Our American Bulldog had a heat stroke today and died while we were in Dyersburg at Bailey's allstar game. Jason fed and watered them this morning, his mom came and checked on them and watered them again before lunch, and this afternoon when someone came to check on them he'd had a heat stroke. Bulldogs have a small airway and he just couldn't take the heat today. We had him a dog house for shade, kept plenty of water.. just didn't work. We should have tried to do more... maybe I shouldn't have kicked him out of the house at Christmas. I just couldn't stand the hair shedding anymore. He has done so good and loves it outside. We watch them and make sure they have plenty of water... maybe I would have been able to help him if I'd only been here and not at a training class in Martin, just too late for everything.
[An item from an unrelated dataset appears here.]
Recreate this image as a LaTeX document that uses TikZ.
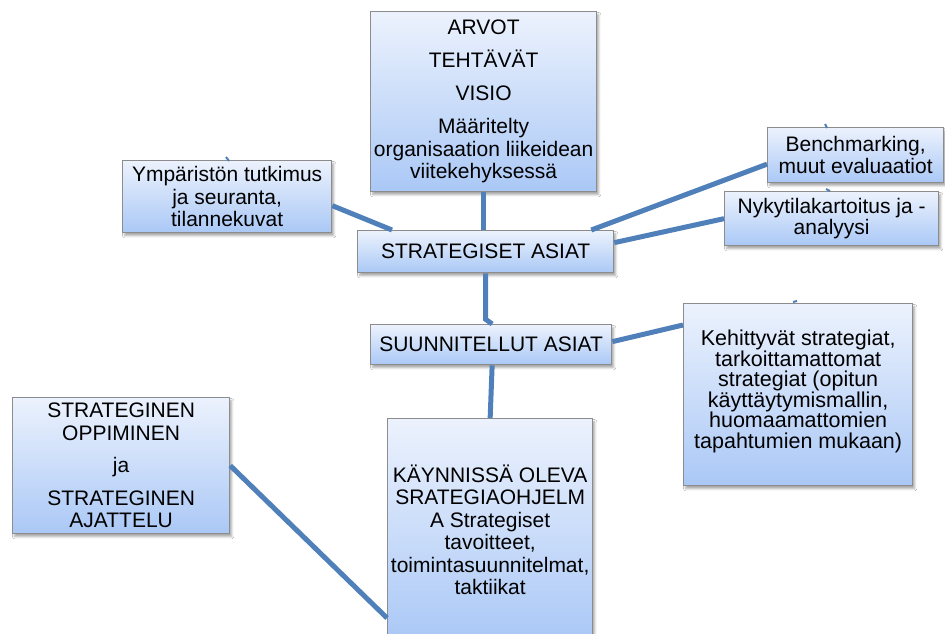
\documentclass[tikz,border=0pt]{standalone}
\usepackage{fontspec}
\setmainfont{Liberation Sans}
\usetikzlibrary{calc,shadows.blur}
\definecolor{boxtop}{RGB}{236,242,253}
\definecolor{boxbot}{RGB}{170,200,246}
\definecolor{boxline}{RGB}{140,140,140}
\definecolor{linkblue}{RGB}{80,128,186}
\tikzset{
  box/.style={rectangle, draw=boxline, line width=1.3pt, top color=boxtop, bottom color=boxbot,
    inner sep=0pt, align=center, anchor=north west,
    font=\fontsize{21}{22.5}\selectfont,
    blur shadow={shadow xshift=2pt, shadow yshift=-3pt, shadow blur steps=6, shadow opacity=35}},
  conn/.style={draw=linkblue, line width=5pt},
  stub/.style={draw=linkblue, line width=2pt}
}
\begin{document}
\begin{tikzpicture}[x=1pt, y=-1pt]
\clip (0,0) rectangle (945,634);
\fill[white] (0,0) rectangle (945,634);

% boxes
\node[box, minimum width=226, minimum height=180] (arvot) at (370,11)
  {ARVOT\\[10.5pt] TEHTÄVÄT\\[10.5pt] VISIO\\[10.5pt] Määritelty\\ organisaation liikeidean\\ viitekehyksessä};
\node[box, minimum width=209, minimum height=72] (ymp) at (122,160)
  {Ympäristön tutkimus\\ ja seuranta,\\ tilannekuvat};
\node[box, minimum width=176, minimum height=55, font=\fontsize{21}{22}\selectfont] (bench) at (767,127)
  {Benchmarking,\\ muut evaluaatiot};
\node[box, minimum width=214, minimum height=54, font=\fontsize{21}{21}\selectfont] (nyky) at (724,191)
  {Nykytilakartoitus ja -\\ analyysi};
\node[box, minimum width=256, minimum height=42] (strat) at (357,230)
  {STRATEGISET ASIAT};
\node[box, minimum width=241, minimum height=40] (suun) at (370,324)
  {SUUNNITELLUT ASIAT};
\node[box, minimum width=229, minimum height=182, font=\fontsize{21.5}{20.5}\selectfont] (keh) at (683,303)
  {Kehittyvät strategiat,\\ tarkoittamattomat\\ strategiat (opitun\\ käyttäytymismallin,\\ huomaamattomien\\ tapahtumien mukaan)\\[-10pt]\mbox{}};
\node[box, minimum width=217, minimum height=136] (strg) at (12,397)
  {STRATEGINEN\\ OPPIMINEN\\[10pt] ja\\[10pt] STRATEGINEN\\ AJATTELU};
\node[box, minimum width=205, minimum height=222] (kay) at (387,418)
  {KÄYNNISSÄ OLEVA\\ SRATEGIAOHJELM\\ A Strategiset\\ tavoitteet,\\ toimintasuunnitelmat,\\ taktiikat};

% short connector ends peeking out above some boxes
\draw[stub] ($(ymp.north west)+(104,-3)$) -- ($(ymp.north west)+(107,1)$);
\draw[stub] ($(bench.north west)+(58,-3)$) -- ($(bench.north west)+(60,1)$);
\draw[stub] ($(nyky.north west)+(102,-2)$) -- ($(nyky.north west)+(106,0)$);
\draw[stub] ($(keh.north west)+(110,-1)$) -- ($(keh.north west)+(114,-2)$);

% connectors
\draw[conn] (arvot.south) -- (arvot.south |- strat.north);
\draw[conn] ($(ymp.east)+(0,9)$) -- ($(strat.north west)+(35,0)$);
\draw[conn] ($(strat.north east)+(-23,0)$) -- ($(bench.west)+(0,9)$);
\draw[conn] ($(strat.east)+(0,-9)$) -- (nyky.west);
\draw[conn] (strat.south) -- ++(0,46) -- ($(suun.north)+(1,0)$);
\draw[conn] ($(suun.south)+(1,0)$) -- (kay.north);
\draw[conn] ($(suun.east)+(0,-3)$) -- ($(keh.north west)+(0,22)$);
\draw[conn] (strg.east) -- ($(kay.north west)+(0,200)$);
\end{tikzpicture}
\end{document}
He was our baby, we loved him very much and he loved us. I know its a dog, but he was a member of our family. We got him when he was 3 mths old and he grew up with us in the house. It was so sad to see him tonight, ofcourse Brent wanted to help bury him and Brie wanted to watch, she was so sad wanting him to get up. It was so hard to watch my babies cry and their little hearts broken.
Diesel will definetly be missed.
2 comments:
Oh April! I am so sorry!! I can only imagine what you all must be feeling right now. You know how I am about my baby, Joey. I dread the day when we have to do that. I will be thinking of ya!
I am so sorry. And no, it's never "just a dog" when it's YOUR family pet. I'll be thinking about you!